Am Anfang der Wanderung stoße ich auf ein altes Haus. Alle Fenster und Türen sind offen, und aus dem Inneren klingt es nach Abbrucharbeiten. Vor dem Haus steht eine Mulde mit altem Holz und sonstigen Resten. Ich bin neugierig und schaue hinein. Gerade wird die dünne Holzwand zwischen Küche und Wohnzimmer abgerissen. Für die Isolation wurden damals Zeitungen verwendet. Ich hebe eine Zeitung vom Boden auf und sehe, dass sie aus dem August 1945 stammt. Die Zeitung ist perfekt erhalten, und ich blättere sie durch. Sie ist viel dünner als heutige Zeitungen, und der wesentliche Teil besteht aus Anzeigen. Ich lese eine Immobilienanzeige, in der eine Villa mit 9 Zimmern, 2000 m² Garten und wunderbarer Aussicht in Zürich für 220’000 Franken angeboten wird. Schade, dass meine Großeltern nicht das Geld hatten, so etwas zu kaufen. Heute müsste das wohl einen Wert im zweistelligen Millionenbereich haben.


Der Aufstieg belohnt mich mit einem unschlagbaren 360-Grad-Ausblick. Ich könnte stundenlang in der Sonne auf trockenem Gras sitzen und die weite Gegend, die umliegenden Berge mit bereits verschneiten Spitzen und den See bewundern. Da es nach Sonnenuntergang aber kalt und eher ungemütlich wird, mache ich eine halbe Stunde Pause und trete dann den Abstieg ins Tal an, während ich die vielen Gleitschirmflieger beobachte, die auf den Hängen starten und ins Tal gleiten.

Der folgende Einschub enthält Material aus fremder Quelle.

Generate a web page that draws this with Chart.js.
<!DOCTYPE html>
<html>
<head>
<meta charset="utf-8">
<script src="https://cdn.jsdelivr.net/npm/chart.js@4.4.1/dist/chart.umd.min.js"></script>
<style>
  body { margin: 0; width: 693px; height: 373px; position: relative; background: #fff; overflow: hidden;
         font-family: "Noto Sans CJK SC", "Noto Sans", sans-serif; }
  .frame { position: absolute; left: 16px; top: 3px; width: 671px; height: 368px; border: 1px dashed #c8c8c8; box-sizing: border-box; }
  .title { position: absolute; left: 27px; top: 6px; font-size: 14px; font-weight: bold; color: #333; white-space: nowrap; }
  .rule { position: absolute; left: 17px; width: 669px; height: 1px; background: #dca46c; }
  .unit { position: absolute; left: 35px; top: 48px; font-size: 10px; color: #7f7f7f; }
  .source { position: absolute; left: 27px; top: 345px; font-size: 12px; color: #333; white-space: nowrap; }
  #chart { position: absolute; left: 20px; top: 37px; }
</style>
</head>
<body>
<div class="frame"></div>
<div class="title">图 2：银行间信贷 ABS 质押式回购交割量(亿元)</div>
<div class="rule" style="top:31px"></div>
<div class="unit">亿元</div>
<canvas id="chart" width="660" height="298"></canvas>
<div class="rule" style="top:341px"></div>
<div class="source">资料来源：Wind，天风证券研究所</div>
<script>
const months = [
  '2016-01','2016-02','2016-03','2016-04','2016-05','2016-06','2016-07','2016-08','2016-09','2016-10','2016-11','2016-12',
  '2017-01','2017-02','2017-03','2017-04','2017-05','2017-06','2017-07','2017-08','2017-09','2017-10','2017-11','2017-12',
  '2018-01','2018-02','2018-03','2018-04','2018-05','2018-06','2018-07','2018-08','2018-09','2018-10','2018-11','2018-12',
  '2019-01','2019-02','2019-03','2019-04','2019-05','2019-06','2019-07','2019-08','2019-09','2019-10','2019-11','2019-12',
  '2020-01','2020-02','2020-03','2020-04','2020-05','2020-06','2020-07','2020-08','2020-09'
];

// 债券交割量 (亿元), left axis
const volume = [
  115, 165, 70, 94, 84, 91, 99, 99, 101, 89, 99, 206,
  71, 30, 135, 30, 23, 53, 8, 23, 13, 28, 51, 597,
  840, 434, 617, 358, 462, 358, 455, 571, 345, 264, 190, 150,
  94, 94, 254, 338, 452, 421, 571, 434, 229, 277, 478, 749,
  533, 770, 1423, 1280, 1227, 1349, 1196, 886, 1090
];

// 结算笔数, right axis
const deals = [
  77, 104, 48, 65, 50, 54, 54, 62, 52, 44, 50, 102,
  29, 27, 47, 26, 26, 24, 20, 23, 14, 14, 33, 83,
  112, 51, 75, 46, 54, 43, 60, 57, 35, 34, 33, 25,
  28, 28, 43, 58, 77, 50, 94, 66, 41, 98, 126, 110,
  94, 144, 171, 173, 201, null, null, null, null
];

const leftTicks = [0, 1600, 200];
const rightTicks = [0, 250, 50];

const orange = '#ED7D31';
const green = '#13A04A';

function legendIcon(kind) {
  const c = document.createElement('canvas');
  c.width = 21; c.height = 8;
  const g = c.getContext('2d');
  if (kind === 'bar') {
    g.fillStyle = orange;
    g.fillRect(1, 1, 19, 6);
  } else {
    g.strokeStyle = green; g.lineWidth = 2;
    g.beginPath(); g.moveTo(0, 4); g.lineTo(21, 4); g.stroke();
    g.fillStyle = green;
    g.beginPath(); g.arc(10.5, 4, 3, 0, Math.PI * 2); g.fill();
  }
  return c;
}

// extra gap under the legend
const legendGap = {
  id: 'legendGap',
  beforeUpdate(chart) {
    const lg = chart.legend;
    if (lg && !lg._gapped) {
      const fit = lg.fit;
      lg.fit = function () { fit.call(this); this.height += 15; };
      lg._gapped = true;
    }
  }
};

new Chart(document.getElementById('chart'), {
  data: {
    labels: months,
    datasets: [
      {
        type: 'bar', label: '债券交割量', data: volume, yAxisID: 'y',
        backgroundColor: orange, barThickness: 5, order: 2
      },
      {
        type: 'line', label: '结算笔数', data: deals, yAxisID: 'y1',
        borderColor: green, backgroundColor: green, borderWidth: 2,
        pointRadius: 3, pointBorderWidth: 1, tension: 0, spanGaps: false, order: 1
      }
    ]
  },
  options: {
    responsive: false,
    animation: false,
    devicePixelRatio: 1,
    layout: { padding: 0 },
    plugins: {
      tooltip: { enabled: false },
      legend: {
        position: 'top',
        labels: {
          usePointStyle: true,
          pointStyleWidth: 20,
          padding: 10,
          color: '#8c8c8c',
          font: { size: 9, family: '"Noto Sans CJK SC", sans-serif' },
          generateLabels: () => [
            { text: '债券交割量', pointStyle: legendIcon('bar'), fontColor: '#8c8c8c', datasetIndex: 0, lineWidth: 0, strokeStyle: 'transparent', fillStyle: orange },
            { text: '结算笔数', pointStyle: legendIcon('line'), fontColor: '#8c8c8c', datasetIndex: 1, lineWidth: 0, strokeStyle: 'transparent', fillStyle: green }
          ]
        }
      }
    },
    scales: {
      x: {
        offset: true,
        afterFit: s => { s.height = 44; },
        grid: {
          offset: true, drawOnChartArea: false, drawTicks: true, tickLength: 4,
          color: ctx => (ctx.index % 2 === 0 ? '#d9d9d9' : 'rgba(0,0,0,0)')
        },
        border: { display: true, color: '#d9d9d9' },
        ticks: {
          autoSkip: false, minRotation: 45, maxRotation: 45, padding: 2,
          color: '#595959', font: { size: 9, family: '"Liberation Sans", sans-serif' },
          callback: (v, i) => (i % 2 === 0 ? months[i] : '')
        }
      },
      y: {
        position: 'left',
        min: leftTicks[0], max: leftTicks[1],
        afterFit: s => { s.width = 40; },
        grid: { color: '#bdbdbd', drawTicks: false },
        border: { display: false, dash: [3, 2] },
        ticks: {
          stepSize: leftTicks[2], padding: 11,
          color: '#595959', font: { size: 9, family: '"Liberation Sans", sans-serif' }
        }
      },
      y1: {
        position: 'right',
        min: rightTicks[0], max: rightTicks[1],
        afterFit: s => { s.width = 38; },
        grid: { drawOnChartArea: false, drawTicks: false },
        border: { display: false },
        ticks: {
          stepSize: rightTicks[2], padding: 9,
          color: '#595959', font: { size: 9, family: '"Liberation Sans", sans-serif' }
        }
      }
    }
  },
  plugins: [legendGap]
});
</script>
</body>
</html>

Zusammenfassung Ich kann gerne bestätigen, dass gegen den Nebel-Blues am besten Sonne kombiniert mit Bewegung hilft. Empfehlenswert sind gute Schuhe und eine Flasche Wasser. Die Wasserflasche habe ich leider am Samstag vergessen mitzunehmen. Umso schöner war das Trinken nach dem Abstieg!